*Do this:* Output the full listing below exactly, without the pictures.

* * *

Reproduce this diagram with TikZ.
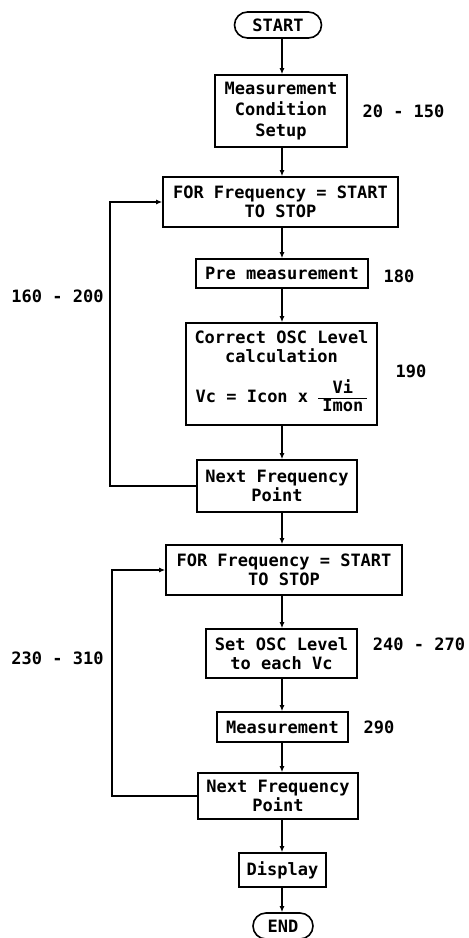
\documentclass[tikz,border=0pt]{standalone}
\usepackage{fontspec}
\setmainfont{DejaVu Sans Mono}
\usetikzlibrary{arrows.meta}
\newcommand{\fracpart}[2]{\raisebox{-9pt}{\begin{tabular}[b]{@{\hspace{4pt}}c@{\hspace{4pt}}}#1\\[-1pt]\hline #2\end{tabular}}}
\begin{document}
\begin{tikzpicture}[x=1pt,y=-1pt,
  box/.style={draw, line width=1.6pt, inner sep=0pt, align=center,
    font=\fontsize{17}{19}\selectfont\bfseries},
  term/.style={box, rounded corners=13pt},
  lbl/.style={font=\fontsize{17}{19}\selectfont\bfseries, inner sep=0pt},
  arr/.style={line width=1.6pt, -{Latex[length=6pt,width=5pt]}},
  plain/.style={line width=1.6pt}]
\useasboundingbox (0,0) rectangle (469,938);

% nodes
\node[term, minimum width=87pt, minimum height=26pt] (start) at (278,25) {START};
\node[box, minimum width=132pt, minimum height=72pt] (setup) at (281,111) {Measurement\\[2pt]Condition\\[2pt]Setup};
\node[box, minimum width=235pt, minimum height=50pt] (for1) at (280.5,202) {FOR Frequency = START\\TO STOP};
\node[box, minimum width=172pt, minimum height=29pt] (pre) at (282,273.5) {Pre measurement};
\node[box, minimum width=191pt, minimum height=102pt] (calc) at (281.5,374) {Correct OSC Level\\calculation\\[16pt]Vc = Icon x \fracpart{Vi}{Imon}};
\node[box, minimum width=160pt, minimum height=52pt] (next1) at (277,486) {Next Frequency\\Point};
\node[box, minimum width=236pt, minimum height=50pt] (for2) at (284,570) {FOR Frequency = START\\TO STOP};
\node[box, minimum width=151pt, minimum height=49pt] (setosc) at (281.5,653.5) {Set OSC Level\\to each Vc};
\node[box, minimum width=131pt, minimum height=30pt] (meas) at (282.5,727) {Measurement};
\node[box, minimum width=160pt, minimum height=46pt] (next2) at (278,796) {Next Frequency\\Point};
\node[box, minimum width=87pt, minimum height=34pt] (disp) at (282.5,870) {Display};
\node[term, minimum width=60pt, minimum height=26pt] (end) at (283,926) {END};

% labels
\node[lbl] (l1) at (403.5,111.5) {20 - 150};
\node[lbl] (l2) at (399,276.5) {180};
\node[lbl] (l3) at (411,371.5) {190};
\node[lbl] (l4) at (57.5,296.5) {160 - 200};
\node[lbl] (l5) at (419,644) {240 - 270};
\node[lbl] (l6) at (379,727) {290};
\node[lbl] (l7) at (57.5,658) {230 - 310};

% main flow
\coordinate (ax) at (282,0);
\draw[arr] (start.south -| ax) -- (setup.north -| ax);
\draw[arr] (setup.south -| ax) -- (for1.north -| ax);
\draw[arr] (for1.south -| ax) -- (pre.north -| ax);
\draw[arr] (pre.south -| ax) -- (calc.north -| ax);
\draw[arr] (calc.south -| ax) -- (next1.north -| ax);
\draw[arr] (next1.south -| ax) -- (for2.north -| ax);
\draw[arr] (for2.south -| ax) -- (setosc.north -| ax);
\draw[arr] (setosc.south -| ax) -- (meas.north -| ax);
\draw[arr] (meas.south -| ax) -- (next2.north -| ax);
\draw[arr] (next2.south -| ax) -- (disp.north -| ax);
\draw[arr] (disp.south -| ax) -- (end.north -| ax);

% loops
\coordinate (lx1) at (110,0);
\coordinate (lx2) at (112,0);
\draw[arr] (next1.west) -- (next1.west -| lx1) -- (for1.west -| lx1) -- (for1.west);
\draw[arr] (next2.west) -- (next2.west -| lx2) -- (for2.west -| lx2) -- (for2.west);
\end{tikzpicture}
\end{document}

* * *

*Answer:*
Reproduce this diagram with TikZ.
\documentclass[tikz,border=0pt]{standalone}
\usepackage{fontspec}
\setmainfont{DejaVu Sans Mono}
\usetikzlibrary{arrows.meta}
\newcommand{\fracpart}[2]{\raisebox{-9pt}{\begin{tabular}[b]{@{\hspace{4pt}}c@{\hspace{4pt}}}#1\\[-1pt]\hline #2\end{tabular}}}
\begin{document}
\begin{tikzpicture}[x=1pt,y=-1pt,
  box/.style={draw, line width=1.6pt, inner sep=0pt, align=center,
    font=\fontsize{17}{19}\selectfont\bfseries},
  term/.style={box, rounded corners=13pt},
  lbl/.style={font=\fontsize{17}{19}\selectfont\bfseries, inner sep=0pt},
  arr/.style={line width=1.6pt, -{Latex[length=6pt,width=5pt]}},
  plain/.style={line width=1.6pt}]
\useasboundingbox (0,0) rectangle (469,938);

% nodes
\node[term, minimum width=87pt, minimum height=26pt] (start) at (278,25) {START};
\node[box, minimum width=132pt, minimum height=72pt] (setup) at (281,111) {Measurement\\[2pt]Condition\\[2pt]Setup};
\node[box, minimum width=235pt, minimum height=50pt] (for1) at (280.5,202) {FOR Frequency = START\\TO STOP};
\node[box, minimum width=172pt, minimum height=29pt] (pre) at (282,273.5) {Pre measurement};
\node[box, minimum width=191pt, minimum height=102pt] (calc) at (281.5,374) {Correct OSC Level\\calculation\\[16pt]Vc = Icon x \fracpart{Vi}{Imon}};
\node[box, minimum width=160pt, minimum height=52pt] (next1) at (277,486) {Next Frequency\\Point};
\node[box, minimum width=236pt, minimum height=50pt] (for2) at (284,570) {FOR Frequency = START\\TO STOP};
\node[box, minimum width=151pt, minimum height=49pt] (setosc) at (281.5,653.5) {Set OSC Level\\to each Vc};
\node[box, minimum width=131pt, minimum height=30pt] (meas) at (282.5,727) {Measurement};
\node[box, minimum width=160pt, minimum height=46pt] (next2) at (278,796) {Next Frequency\\Point};
\node[box, minimum width=87pt, minimum height=34pt] (disp) at (282.5,870) {Display};
\node[term, minimum width=60pt, minimum height=26pt] (end) at (283,926) {END};

% labels
\node[lbl] (l1) at (403.5,111.5) {20 - 150};
\node[lbl] (l2) at (399,276.5) {180};
\node[lbl] (l3) at (411,371.5) {190};
\node[lbl] (l4) at (57.5,296.5) {160 - 200};
\node[lbl] (l5) at (419,644) {240 - 270};
\node[lbl] (l6) at (379,727) {290};
\node[lbl] (l7) at (57.5,658) {230 - 310};

% main flow
\coordinate (ax) at (282,0);
\draw[arr] (start.south -| ax) -- (setup.north -| ax);
\draw[arr] (setup.south -| ax) -- (for1.north -| ax);
\draw[arr] (for1.south -| ax) -- (pre.north -| ax);
\draw[arr] (pre.south -| ax) -- (calc.north -| ax);
\draw[arr] (calc.south -| ax) -- (next1.north -| ax);
\draw[arr] (next1.south -| ax) -- (for2.north -| ax);
\draw[arr] (for2.south -| ax) -- (setosc.north -| ax);
\draw[arr] (setosc.south -| ax) -- (meas.north -| ax);
\draw[arr] (meas.south -| ax) -- (next2.north -| ax);
\draw[arr] (next2.south -| ax) -- (disp.north -| ax);
\draw[arr] (disp.south -| ax) -- (end.north -| ax);

% loops
\coordinate (lx1) at (110,0);
\coordinate (lx2) at (112,0);
\draw[arr] (next1.west) -- (next1.west -| lx1) -- (for1.west -| lx1) -- (for1.west);
\draw[arr] (next2.west) -- (next2.west -| lx2) -- (for2.west -| lx2) -- (for2.west);
\end{tikzpicture}
\end{document}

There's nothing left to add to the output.